このような中、防衛省・自衛隊は、国民の生命・財産、自由、わが国の領土・領海・領空を断固として守り抜くため、あらゆる事態を想定し、切れ目のない対応を行う責任があります。昨年、国会で平和安全法制が成立し、今年の3月に施行されました。この法制により、わが国の紛争を未然に防ぐ力、すなわち抑止力が向上し、切れ目のない対応を行うことが可能となります。また、抑止力を十分に機能させるためには、様々な事態に臨機に即応できる、より実効的な統合機動防衛力の構築を引き続き進めていくことが必要です。

さらに、日米同盟は、わが国の安全保障の基軸であるとともに、アジア太平洋の平和と繁栄の礎として重要な役割を果たしていますが、わが国を取り巻く安全保障環境が一層厳しさを増す中、平時から、あらゆる事態に切れ目なく、日米が一層緊密に協力し、対応していくことが必要となります。法制により、日米の信頼関係も大きく向上し、同盟関係は一層強固なものとなりました。さらに、これを世界に発信することで、抑止力が一層向上し、わが国の安全が一層確実なものとなることは間違いありません。

わが国の安全、地域の平和と安定には、各国との協力も重要です。安全保障・防衛分野における国際協力の必要性がかつてなく高まる中、防衛省・自衛隊も、国際協調主義に基づく積極的平和主義の下、防衛協力・交流や国際平和協力活動などの顔の見える活動を積極的に推進しています。

国内では、昨年9月の関東・東北豪雨や今年4月の熊本地震により、各地で甚大な被害が発生しました。防衛省・自衛隊は、被災者の方々の人命救助や生活支援などに当たるため、多くの隊員が24時間態勢で全力で活動しました。自らの危険を顧みず人命救助に当たる隊員の姿は、地域の心強い存在として、国民の皆様から多くの賞賛と支持をいただいています。
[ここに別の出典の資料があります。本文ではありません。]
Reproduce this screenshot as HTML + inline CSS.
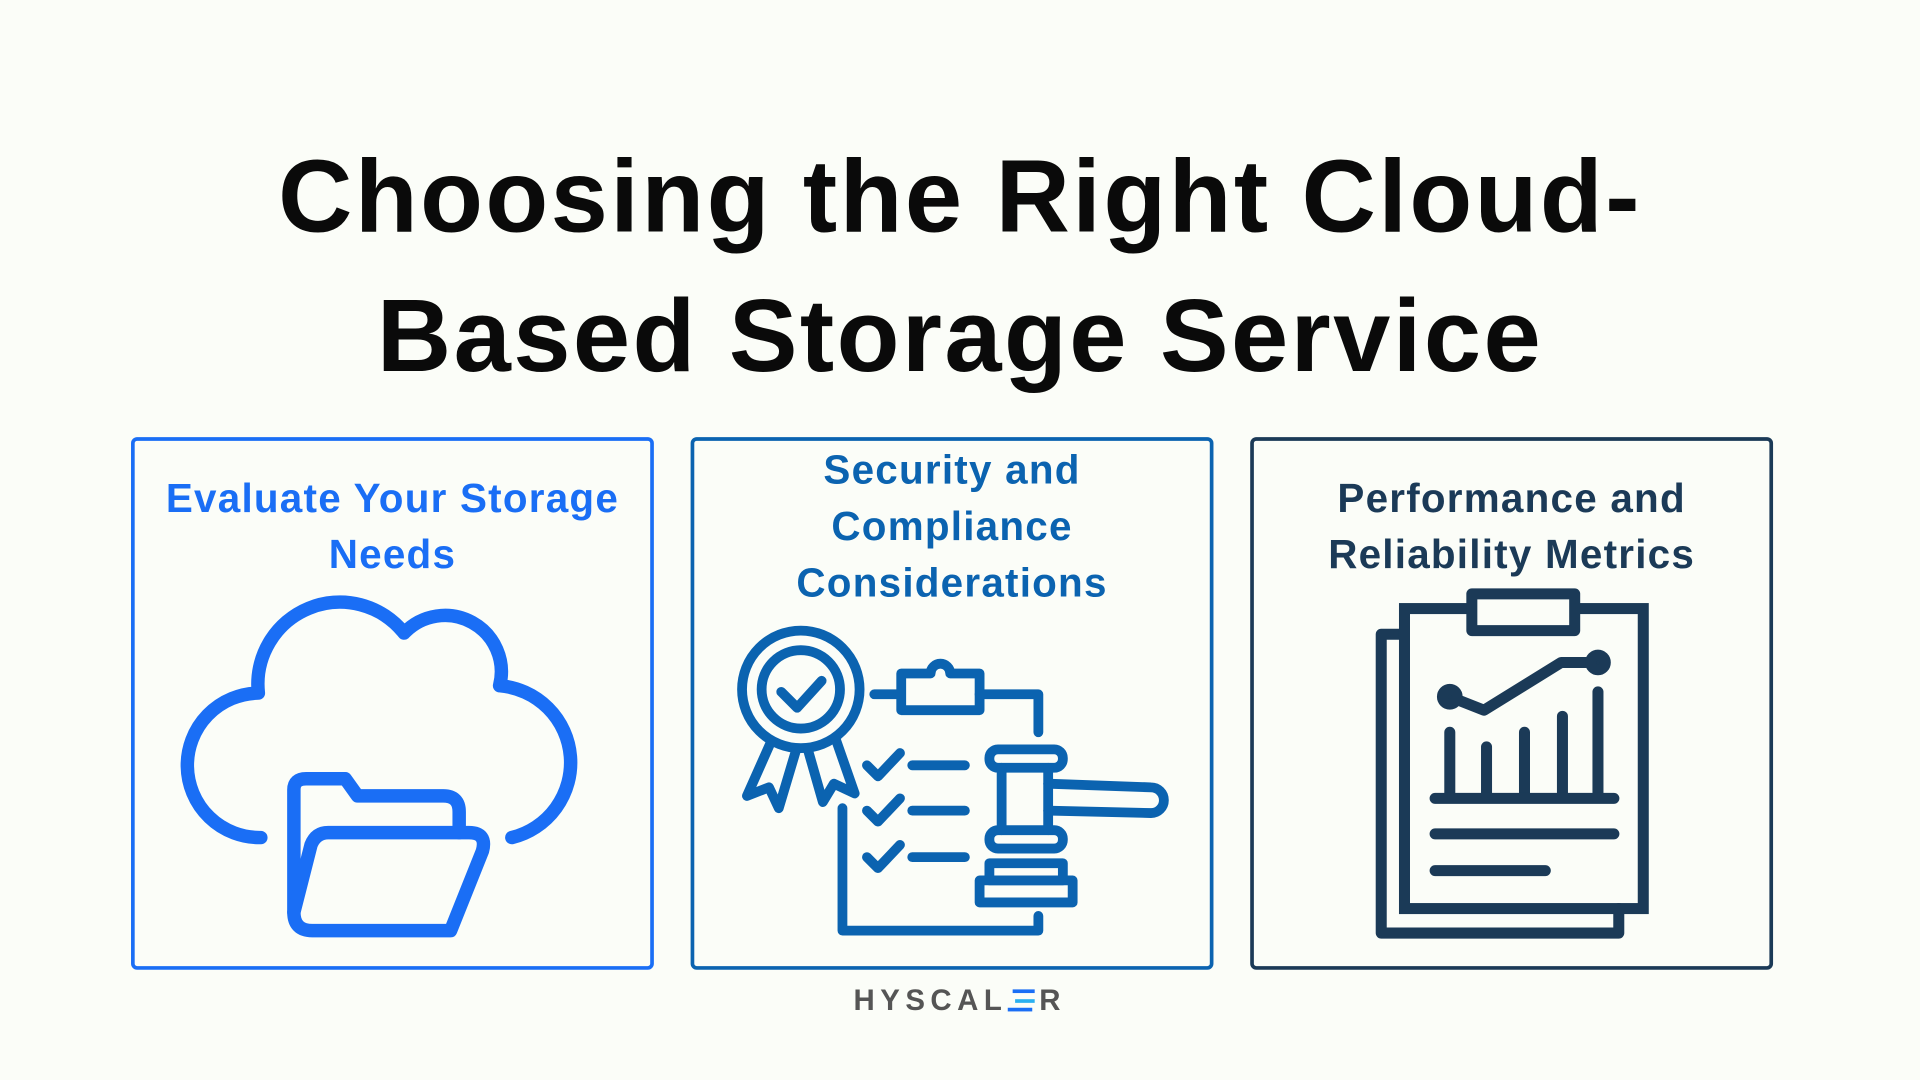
<!DOCTYPE html>
<html><head><meta charset="utf-8"><style>
html,body{margin:0;padding:0;width:1920px;height:1080px;overflow:hidden;background:#fbfdf8;}
#s{position:absolute;left:0;top:0;width:1568px;height:882px;transform:scale(1.22449);transform-origin:0 0;font-family:"Liberation Sans",sans-serif;}
.t{position:absolute;left:0;width:1568px;text-align:center;font-weight:bold;font-size:84px;color:#0a0a0a;letter-spacing:2px;}
.box{position:absolute;top:357px;width:421px;height:429px;border:3px solid;border-radius:5px;}
.bt{position:absolute;left:0;width:100%;text-align:center;font-weight:bold;font-size:33px;line-height:46px;letter-spacing:1px;}
.logo{position:absolute;top:804px;left:697px;font-size:24px;font-weight:bold;color:#555;letter-spacing:4.5px;}
</style></head><body><div id="s">
<div class="t" style="top:112px;line-height:96px">Choosing the Right Cloud-</div>
<div class="t" style="top:226px;line-height:96px">Based Storage Service</div>

<div class="box" style="left:107px;border-color:#1a6ef5"><div class="bt" style="top:24px;color:#1a6ef5">Evaluate Your Storage<br>Needs</div></div>
<div class="box" style="left:564px;border-color:#0b63b0"><div class="bt" style="top:1px;color:#0b63b0">Security and<br>Compliance<br>Considerations</div></div>
<div class="box" style="left:1021px;border-color:#1b3a57"><div class="bt" style="top:24px;color:#1b3a57">Performance and<br>Reliability Metrics</div></div>

<svg width="1568" height="882" style="position:absolute;left:0;top:0" fill="none" stroke-linecap="round" stroke-linejoin="round">
<g stroke="#1a6ef5" stroke-width="11">
<path d="M213,684 A59,59 0 0 1 211,566 A67,67 0 0 1 330,517 A46,46 0 0 1 408,560 A63,63 0 0 1 418,684"/>
<path d="M240,745 V645 Q240,636 250,636 H282 L292,650 H362 Q375,650 375,663 V680"/>
<path d="M240,745 Q240,760 255,760 H368 L394,695 Q398,680 383,680 H268 Q258,680 254,690 Z"/>
</g>
<g stroke="#0b63b0" stroke-width="8">
<circle cx="654" cy="563" r="48"/><circle cx="654" cy="563" r="32"/>
<path d="M638,565 L651,578 L671,556"/>
<path d="M630,605 L610,650 L628,643 L636,660 L650,613"/>
<path d="M660,613 L672,655 L681,640 L698,648 L683,605"/>
<path d="M714,567 H736 V550 H760 A8,8 0 0 1 776,550 H800 V580 H736 V567"/>
<path d="M800,567 H848 V598"/>
<path d="M688,660 V760 H848 V748"/>
<path d="M708,625 L717,634 L735,615 M745,625 H788"/>
<path d="M708,662 L717,671 L735,652 M745,662 H788"/>
<path d="M708,700 L717,709 L735,690 M745,700 H788"/>
<rect x="808" y="612" width="60" height="15" rx="7"/>
<rect x="808" y="678" width="60" height="15" rx="7"/>
<path d="M818,627 V678 M856,627 V678"/>
<path d="M856,640 L940,643 A10,10 0 0 1 940,664 L856,662"/>
<rect x="808" y="705" width="60" height="14"/>
<rect x="800" y="719" width="76" height="18"/>
</g>
<g stroke="#1b3a57" stroke-width="9">
<path d="M1147,518 H1128 V762 H1322 V742"/>
<rect x="1147" y="497" width="195" height="245" stroke-linejoin="miter"/>
<rect x="1202" y="485" width="84" height="30" fill="#fbfdf8"/>
<path d="M1184,569 L1212,580 L1275,541 L1305,541"/>
<circle cx="1184" cy="569" r="6" fill="#1b3a57"/><circle cx="1305" cy="541" r="6" fill="#1b3a57"/>
<path d="M1184,598 V650 M1214,610 V650 M1245,598 V650 M1276,585 V650 M1305,565 V650"/>
<path d="M1172,652 H1318 M1172,681 H1318 M1172,711 H1262"/>
</g>
</svg>
<div class="logo">HYSCAL<span style="display:inline-block;width:22px;height:18px;position:relative;vertical-align:-1px;margin-right:4px"><span style="position:absolute;left:4px;top:0;width:18px;height:3px;background:#1a6ef5"></span><span style="position:absolute;left:6px;top:8px;width:16px;height:3px;background:#2ab0f0"></span><span style="position:absolute;left:0;top:15px;width:20px;height:3px;background:#1a6ef5"></span></span>R</div>
</div></body></html>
わが国の防衛政策や防衛省・自衛隊の活動には、国民の皆様のご理解とご支援が不可欠です。また、わが国の防衛政策の高い透明性を維持することは、わが国に対する諸外国の理解と信頼を高める上でも大きな意義があります。

今回の防衛白書では、平和安全法制についてコラムなども活用しながら分かりやすく説明するよう心がけました。また、巻頭にこの一年の防衛省の動きを分かりやすくまとめた記事を掲載するとともに、巻末にも防衛省・自衛隊の基礎的知識や施設・イベント情報などを掲載することにより、国民の皆様に防衛省・自衛隊をより身近に感じていただけるよう努めています。今回の防衛白書が一人でも多くの方に読まれ、防衛省・自衛隊に対する理解・納得・共感を深めていただくことを心より願っています。